Quote every line below exactly and skip any picture.
== Source excerpt
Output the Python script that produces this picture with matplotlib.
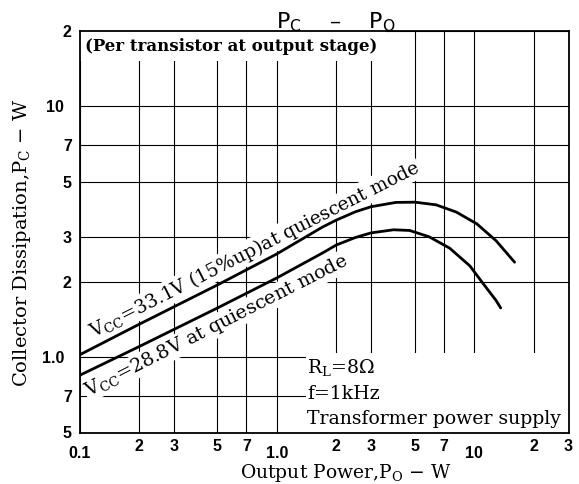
import math
import matplotlib
matplotlib.use("Agg")
import matplotlib.pyplot as plt
from matplotlib.patches import Rectangle
from matplotlib.ticker import FixedLocator, FixedFormatter

# ---------------- data ----------------
po_331v = [0.1, 0.2, 0.5, 1.0, 1.7, 2.0, 2.5, 3.0, 4.0, 5.0, 6.4, 8.1, 10.3, 12.9, 16.0]
pc_331v = [1.02, 1.35, 1.94, 2.58, 3.3, 3.52, 3.8, 3.98, 4.14, 4.15, 4.05, 3.79, 3.4, 2.91, 2.39]

po_288v = [0.1, 0.2, 0.5, 1.0, 1.7, 2.0, 2.5, 3.0, 3.9, 4.7, 5.9, 7.5, 9.5, 11.0, 12.9, 13.6]
pc_288v = [0.845, 1.1, 1.57, 2.07, 2.6, 2.8, 3.0, 3.13, 3.22, 3.2, 3.02, 2.72, 2.31, 1.98, 1.68, 1.57]

x_major = [0.1, 1.0, 10]
x_major_labels = ["0.1", "1.0", "10"]
x_minor = [0.2, 0.3, 0.5, 0.7, 2, 3, 5, 7, 20, 30]
x_minor_labels = ["2", "3", "5", "7", "2", "3", "5", "7", "2", "3"]
y_major = [1.0, 10]
y_major_labels = ["1.0", "10"]
y_minor = [0.5, 0.7, 2, 3, 5, 7, 20]
y_minor_labels = ["5", "7", "2", "3", "5", "7", "2"]

title_text = r"$\mathsf{P_C}$    –    $\mathsf{P_O}$"
xlabel_text = r"Output Power,P$_{\rm O}$ − W"
ylabel_text = r"Collector Dissipation,P$_{\rm C}$ − W"
label_331v = r"V$_{\rm CC}$=33.1V (15%up)at quiescent mode"
label_288v = r"V$_{\rm CC}$=28.8V at quiescent mode"
note_top = "(Per transistor at output stage)"
notes_bottom = [r"R$_{\rm L}$=8Ω", "f=1kHz", "Transformer power supply"]

# ---------------- figure ----------------
plt.rcParams["mathtext.fontset"] = "dejavuserif"
plt.rcParams["font.family"] = ["Liberation Sans Narrow", "Liberation Sans", "DejaVu Sans"]

W, H = 579, 484
fig = plt.figure(figsize=(W / 100, H / 100), dpi=100)
L, R, T, B = 79.5, 568.5, 31.0, 432.5
ax = fig.add_axes([L / W, 1 - B / H, (R - L) / W, (B - T) / H])
ax.set_xscale("log")
ax.set_yscale("log")
ax.set_xlim(0.1, 30)
ax.set_ylim(0.5, 20)

ax.xaxis.set_major_locator(FixedLocator(x_major))
ax.xaxis.set_major_formatter(FixedFormatter(x_major_labels))
ax.xaxis.set_minor_locator(FixedLocator(x_minor))
ax.xaxis.set_minor_formatter(FixedFormatter(x_minor_labels))
ax.yaxis.set_major_locator(FixedLocator(y_major))
ax.yaxis.set_major_formatter(FixedFormatter(y_major_labels))
ax.yaxis.set_minor_locator(FixedLocator(y_minor))
ax.yaxis.set_minor_formatter(FixedFormatter(y_minor_labels))

ax.tick_params(which="both", length=0, labelsize=11.5, colors="black")
ax.tick_params(axis="x", which="major", pad=9.5)
ax.tick_params(axis="x", which="minor", pad=4.5)
ax.tick_params(axis="y", which="major", pad=11.0)
ax.tick_params(axis="y", which="minor", pad=5.5)
for lbl in ax.get_xticklabels(which="both") + ax.get_yticklabels(which="both"):
    lbl.set_fontweight("bold")

ax.grid(which="both", color="black", linewidth=0.8)
for s in ax.spines.values():
    s.set_linewidth(1.3)
    s.set_zorder(6)

# curves
ax.plot(po_331v, pc_331v, color="black", lw=2.0, zorder=5, solid_capstyle="round")
ax.plot(po_288v, pc_288v, color="black", lw=2.0, zorder=5, solid_capstyle="round")

# white boxes behind notes
ax.add_patch(Rectangle((0, 0.925), 0.627, 0.075, transform=ax.transAxes,
                       facecolor="white", edgecolor="none", zorder=2.5))
ax.add_patch(Rectangle((0.463, 0), 0.537, 0.198, transform=ax.transAxes,
                       facecolor="white", edgecolor="none", zorder=2.5))

serif = "DejaVu Serif"
ax.text(0.011, 0.951, note_top, transform=ax.transAxes, ha="left", va="baseline",
        family=serif, fontweight="bold", fontsize=12, zorder=4)
for txt, yb in zip(notes_bottom, [0.148, 0.0844, 0.0212]):
    ax.text(0.466, yb, txt, transform=ax.transAxes, ha="left", va="baseline",
            family=serif, fontsize=13.6, zorder=4)

# rotated curve labels, angle from the data transform
p1 = ax.transData.transform((0.1, 1.0))
p2 = ax.transData.transform((1.0, 10 ** 0.4))
ang = math.degrees(math.atan2(p2[1] - p1[1], p2[0] - p1[0]))
bb = dict(facecolor="white", edgecolor="none", pad=0.5)
ax.text(0.117, 1.2, label_331v, rotation=ang, rotation_mode="anchor",
        ha="left", va="baseline", family=serif, fontsize=13.5, zorder=3, bbox=bb)
ax.text(0.1104, 0.695, label_288v, rotation=ang, rotation_mode="anchor",
        ha="left", va="baseline", family=serif, fontsize=13.8, zorder=3, bbox=bb)

# title and axis labels
fig.text(276 / W, 1 - 28 / H, title_text, ha="left", va="baseline",
         family="DejaVu Sans", fontsize=16)
fig.text(346 / W, 1 - 478.5 / H, xlabel_text, ha="center", va="baseline",
         family=serif, fontsize=13.5)
fig.text(22 / W, 1 - 243 / H, ylabel_text, ha="center", va="center", rotation=90,
         family=serif, fontsize=14)

fig.savefig("out.png", dpi=100)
====
Result for this task:
Output the Python script that produces this picture with matplotlib.
import math
import matplotlib
matplotlib.use("Agg")
import matplotlib.pyplot as plt
from matplotlib.patches import Rectangle
from matplotlib.ticker import FixedLocator, FixedFormatter

# ---------------- data ----------------
po_331v = [0.1, 0.2, 0.5, 1.0, 1.7, 2.0, 2.5, 3.0, 4.0, 5.0, 6.4, 8.1, 10.3, 12.9, 16.0]
pc_331v = [1.02, 1.35, 1.94, 2.58, 3.3, 3.52, 3.8, 3.98, 4.14, 4.15, 4.05, 3.79, 3.4, 2.91, 2.39]

po_288v = [0.1, 0.2, 0.5, 1.0, 1.7, 2.0, 2.5, 3.0, 3.9, 4.7, 5.9, 7.5, 9.5, 11.0, 12.9, 13.6]
pc_288v = [0.845, 1.1, 1.57, 2.07, 2.6, 2.8, 3.0, 3.13, 3.22, 3.2, 3.02, 2.72, 2.31, 1.98, 1.68, 1.57]

x_major = [0.1, 1.0, 10]
x_major_labels = ["0.1", "1.0", "10"]
x_minor = [0.2, 0.3, 0.5, 0.7, 2, 3, 5, 7, 20, 30]
x_minor_labels = ["2", "3", "5", "7", "2", "3", "5", "7", "2", "3"]
y_major = [1.0, 10]
y_major_labels = ["1.0", "10"]
y_minor = [0.5, 0.7, 2, 3, 5, 7, 20]
y_minor_labels = ["5", "7", "2", "3", "5", "7", "2"]

title_text = r"$\mathsf{P_C}$    –    $\mathsf{P_O}$"
xlabel_text = r"Output Power,P$_{\rm O}$ − W"
ylabel_text = r"Collector Dissipation,P$_{\rm C}$ − W"
label_331v = r"V$_{\rm CC}$=33.1V (15%up)at quiescent mode"
label_288v = r"V$_{\rm CC}$=28.8V at quiescent mode"
note_top = "(Per transistor at output stage)"
notes_bottom = [r"R$_{\rm L}$=8Ω", "f=1kHz", "Transformer power supply"]

# ---------------- figure ----------------
plt.rcParams["mathtext.fontset"] = "dejavuserif"
plt.rcParams["font.family"] = ["Liberation Sans Narrow", "Liberation Sans", "DejaVu Sans"]

W, H = 579, 484
fig = plt.figure(figsize=(W / 100, H / 100), dpi=100)
L, R, T, B = 79.5, 568.5, 31.0, 432.5
ax = fig.add_axes([L / W, 1 - B / H, (R - L) / W, (B - T) / H])
ax.set_xscale("log")
ax.set_yscale("log")
ax.set_xlim(0.1, 30)
ax.set_ylim(0.5, 20)

ax.xaxis.set_major_locator(FixedLocator(x_major))
ax.xaxis.set_major_formatter(FixedFormatter(x_major_labels))
ax.xaxis.set_minor_locator(FixedLocator(x_minor))
ax.xaxis.set_minor_formatter(FixedFormatter(x_minor_labels))
ax.yaxis.set_major_locator(FixedLocator(y_major))
ax.yaxis.set_major_formatter(FixedFormatter(y_major_labels))
ax.yaxis.set_minor_locator(FixedLocator(y_minor))
ax.yaxis.set_minor_formatter(FixedFormatter(y_minor_labels))

ax.tick_params(which="both", length=0, labelsize=11.5, colors="black")
ax.tick_params(axis="x", which="major", pad=9.5)
ax.tick_params(axis="x", which="minor", pad=4.5)
ax.tick_params(axis="y", which="major", pad=11.0)
ax.tick_params(axis="y", which="minor", pad=5.5)
for lbl in ax.get_xticklabels(which="both") + ax.get_yticklabels(which="both"):
    lbl.set_fontweight("bold")

ax.grid(which="both", color="black", linewidth=0.8)
for s in ax.spines.values():
    s.set_linewidth(1.3)
    s.set_zorder(6)

# curves
ax.plot(po_331v, pc_331v, color="black", lw=2.0, zorder=5, solid_capstyle="round")
ax.plot(po_288v, pc_288v, color="black", lw=2.0, zorder=5, solid_capstyle="round")

# white boxes behind notes
ax.add_patch(Rectangle((0, 0.925), 0.627, 0.075, transform=ax.transAxes,
                       facecolor="white", edgecolor="none", zorder=2.5))
ax.add_patch(Rectangle((0.463, 0), 0.537, 0.198, transform=ax.transAxes,
                       facecolor="white", edgecolor="none", zorder=2.5))

serif = "DejaVu Serif"
ax.text(0.011, 0.951, note_top, transform=ax.transAxes, ha="left", va="baseline",
        family=serif, fontweight="bold", fontsize=12, zorder=4)
for txt, yb in zip(notes_bottom, [0.148, 0.0844, 0.0212]):
    ax.text(0.466, yb, txt, transform=ax.transAxes, ha="left", va="baseline",
            family=serif, fontsize=13.6, zorder=4)

# rotated curve labels, angle from the data transform
p1 = ax.transData.transform((0.1, 1.0))
p2 = ax.transData.transform((1.0, 10 ** 0.4))
ang = math.degrees(math.atan2(p2[1] - p1[1], p2[0] - p1[0]))
bb = dict(facecolor="white", edgecolor="none", pad=0.5)
ax.text(0.117, 1.2, label_331v, rotation=ang, rotation_mode="anchor",
        ha="left", va="baseline", family=serif, fontsize=13.5, zorder=3, bbox=bb)
ax.text(0.1104, 0.695, label_288v, rotation=ang, rotation_mode="anchor",
        ha="left", va="baseline", family=serif, fontsize=13.8, zorder=3, bbox=bb)

# title and axis labels
fig.text(276 / W, 1 - 28 / H, title_text, ha="left", va="baseline",
         family="DejaVu Sans", fontsize=16)
fig.text(346 / W, 1 - 478.5 / H, xlabel_text, ha="center", va="baseline",
         family=serif, fontsize=13.5)
fig.text(22 / W, 1 - 243 / H, ylabel_text, ha="center", va="center", rotation=90,
         family=serif, fontsize=14)

fig.savefig("out.png", dpi=100)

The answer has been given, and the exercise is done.